In Les Demoiselles, Picasso reduced the female form to its most rudimentary, stripping the niceties which art inherited from Renaissance realism. Though artists like Leonardo had rendered human forms in unprecedented detail, his successors had cheapened realism; art had descended from Renaissance verisimilitude, through Rococo frippery, and into cheapjack schlock by the early Twentieth Century. Picasso purged that habit of fake realism from his work.

But more important, in stripping artifice from painting, Picasso stripped artifice from his subjects. His Demoiselles were prostitutes, resident at The Avignon, a Barcelona brothel. Though these women tried to look enticing for men, Picasso captured the feeling beneath their erotic finery; they gaze through their audience with angle-eyed contempt that contrasts with their poses, exposing their scorn for the clientele upon whom the depend for their living.

Except, as I said, that meaning has become murky through familiarity. Picasso spent months perfecting this one painting; by his later career, he cranked out large-scale paintings at a breakneck pace of one canvas per day, hoping to recapture the magic he demonstrated in classics like Les Demoiselles or The Blue Guitar. He became an artistic assembly line, producing the artistic equivalent of wallpaper for a lucrative audience.

When Doctor Who returned to television in 2005, it enjoyed vastly improved technology over how it last appeared, in 1989. Producers could merge shots, allowing the TARDIS to materialize into tracking shots, or permitting the camera to follow Rose from an ordinary London street into the otherworldly TARDIS interior. I remember watching those first episodes, wide-eyed with childlike wonder. The show was as perfect as it possibly could’ve been.

But like Picasso, the BBC had to repeat the wonder of that first impression forever. It needed to constantly create more elaborate monsters, more apocalyptic catastrophes for the Doctor to avert, and more life-altering consequences for the Doctor’s companions to endure. Early story arcs, like Bad Wolf or Harold Saxon, turned into ridiculous multi-season extravaganzas like the Cracks in Time or Missy’s Redemption. Wide-eyed wonder turned to eye-rolling cynicism.

Dall-E’s renderings of the TARDIS in Picasso’s style are crude, especially compared to the detailed realism which Midjourney is capable of producing. Yet in their crudeness, in their simplicity, they reveal Doctor Who in terms I remember from watching low-tech Tom Baker episodes on PBS in 1982. Sweeps of pattern and color, of hard lines against soft contours, remind me why I first loved this series.
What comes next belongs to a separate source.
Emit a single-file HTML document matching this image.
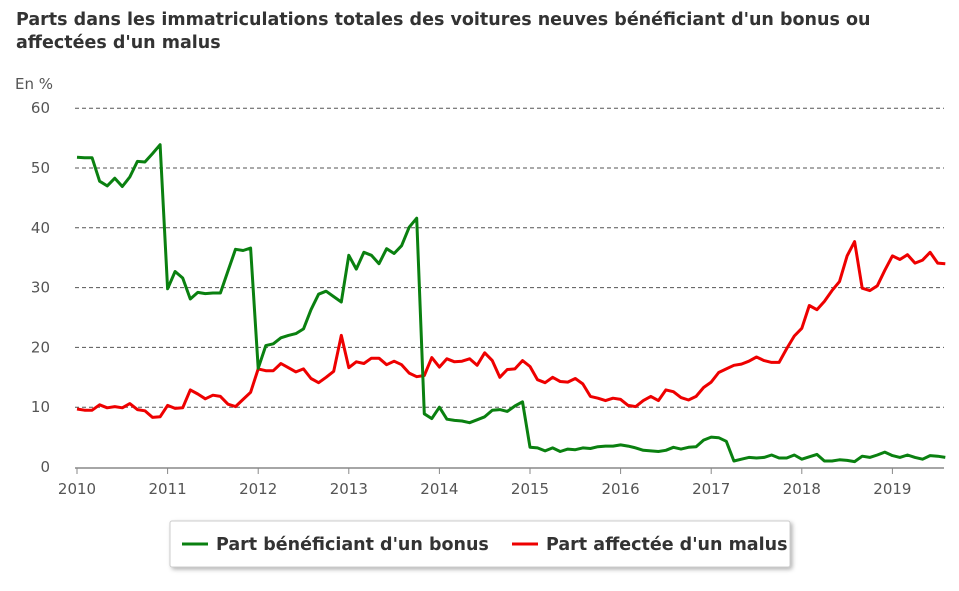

Art that once moved us eventually becomes familiar and banal. Mondrian’s Composition series, once a shocking demonstration of color and line, has become so commonplace that it’s used as a literal wallpaper pattern. The same happens with popular art—and I’d consider television “art” in those terms. Doctor Who, like Law & Order or Gunsmoke, used to feel trailblazing and dangerous. But the need to keep producing reduces them to gimcracks.

I sincerely doubt Dall-E or Midjourney can create innovative art. Both programs work from existing algorithms, and replicate choices which previous human artists have made; they don’t make new choices of their own. But, in combining disparate influences, they can nevertheless have a real emotional impact on the audience. Most important, they can remind us why the familiar art with which we’ve grown tragically comfy, once mattered so much.